> PROBLEM TO WORK ON: From the entries below, pull out each line where "this" appears.
--- Start DATA RECORDS ---
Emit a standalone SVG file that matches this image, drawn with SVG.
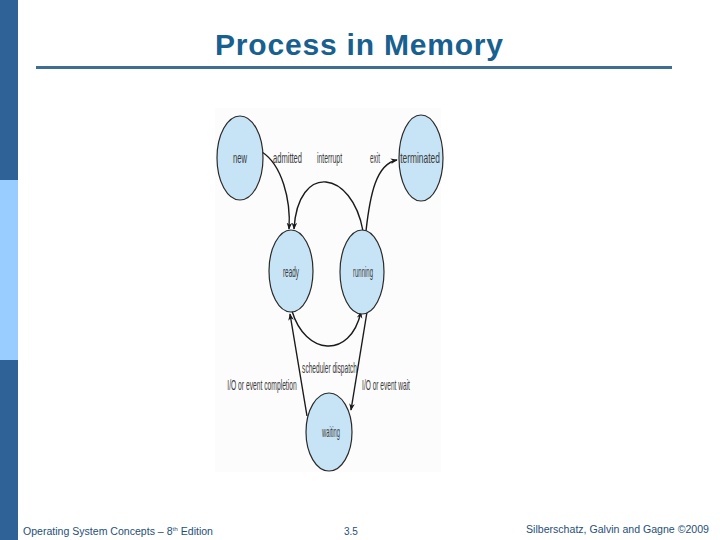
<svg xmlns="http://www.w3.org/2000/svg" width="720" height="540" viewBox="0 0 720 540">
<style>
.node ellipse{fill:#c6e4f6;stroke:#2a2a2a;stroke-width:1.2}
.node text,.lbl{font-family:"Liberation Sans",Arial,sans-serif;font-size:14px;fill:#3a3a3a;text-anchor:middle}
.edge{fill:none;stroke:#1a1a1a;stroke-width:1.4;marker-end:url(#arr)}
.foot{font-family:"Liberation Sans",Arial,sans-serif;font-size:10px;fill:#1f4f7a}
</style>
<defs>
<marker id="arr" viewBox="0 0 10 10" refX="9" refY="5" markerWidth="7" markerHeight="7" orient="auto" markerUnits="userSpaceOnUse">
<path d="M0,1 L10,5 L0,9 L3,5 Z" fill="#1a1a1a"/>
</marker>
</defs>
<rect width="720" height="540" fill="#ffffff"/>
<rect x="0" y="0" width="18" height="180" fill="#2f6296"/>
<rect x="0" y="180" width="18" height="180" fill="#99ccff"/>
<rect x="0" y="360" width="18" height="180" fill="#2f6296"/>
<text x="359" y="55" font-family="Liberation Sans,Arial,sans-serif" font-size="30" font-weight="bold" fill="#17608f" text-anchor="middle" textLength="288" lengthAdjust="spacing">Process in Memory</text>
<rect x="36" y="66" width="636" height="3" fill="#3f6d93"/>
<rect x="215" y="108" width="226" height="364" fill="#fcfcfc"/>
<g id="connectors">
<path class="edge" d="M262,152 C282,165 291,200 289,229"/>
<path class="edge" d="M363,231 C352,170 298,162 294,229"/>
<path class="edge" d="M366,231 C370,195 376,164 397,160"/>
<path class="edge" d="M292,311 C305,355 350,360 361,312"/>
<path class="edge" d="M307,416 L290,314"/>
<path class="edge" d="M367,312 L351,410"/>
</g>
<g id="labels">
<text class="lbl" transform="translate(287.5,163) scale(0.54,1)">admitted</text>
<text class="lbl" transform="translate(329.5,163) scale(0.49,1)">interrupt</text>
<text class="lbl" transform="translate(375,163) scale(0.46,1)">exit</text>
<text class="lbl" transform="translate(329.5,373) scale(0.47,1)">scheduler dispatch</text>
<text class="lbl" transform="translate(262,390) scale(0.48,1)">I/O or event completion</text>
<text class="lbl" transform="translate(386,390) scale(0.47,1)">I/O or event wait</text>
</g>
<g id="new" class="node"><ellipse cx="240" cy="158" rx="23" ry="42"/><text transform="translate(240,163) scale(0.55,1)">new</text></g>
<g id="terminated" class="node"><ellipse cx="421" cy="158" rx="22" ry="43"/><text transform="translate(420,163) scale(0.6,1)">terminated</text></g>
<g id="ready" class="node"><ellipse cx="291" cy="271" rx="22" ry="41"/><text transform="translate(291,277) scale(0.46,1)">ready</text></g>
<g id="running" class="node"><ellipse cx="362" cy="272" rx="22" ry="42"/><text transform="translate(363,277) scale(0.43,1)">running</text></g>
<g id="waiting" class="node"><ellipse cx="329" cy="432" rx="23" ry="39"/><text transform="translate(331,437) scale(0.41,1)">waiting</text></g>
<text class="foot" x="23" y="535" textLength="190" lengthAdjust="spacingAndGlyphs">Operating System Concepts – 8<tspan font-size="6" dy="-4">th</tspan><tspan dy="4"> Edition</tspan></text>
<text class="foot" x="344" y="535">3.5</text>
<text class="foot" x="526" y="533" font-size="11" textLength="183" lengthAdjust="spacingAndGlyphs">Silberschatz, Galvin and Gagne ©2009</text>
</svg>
--- End DATA RECORDS ---
--- Start DATA RECORDS ---
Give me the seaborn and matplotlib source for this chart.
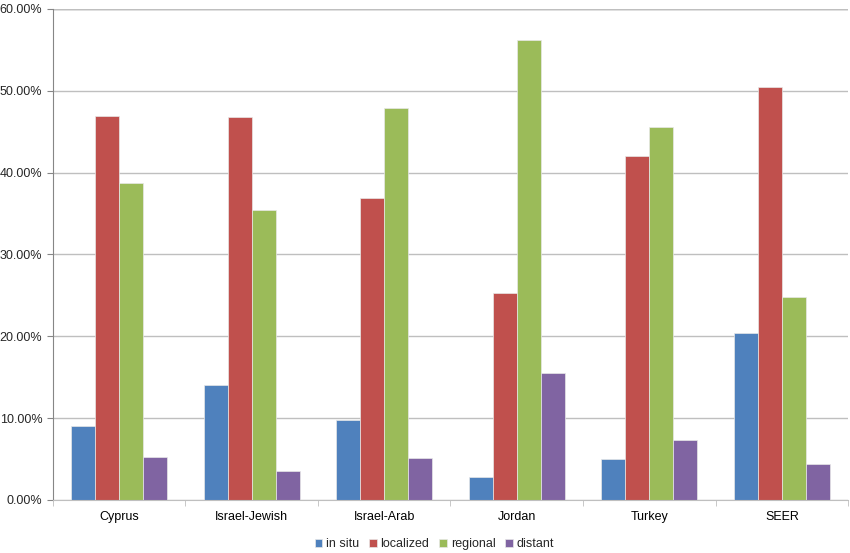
--- End DATA RECORDS ---
> SOLVED EXERCISE:
Emit a standalone SVG file that matches this image, drawn with SVG.
Give me the seaborn and matplotlib source for this chart.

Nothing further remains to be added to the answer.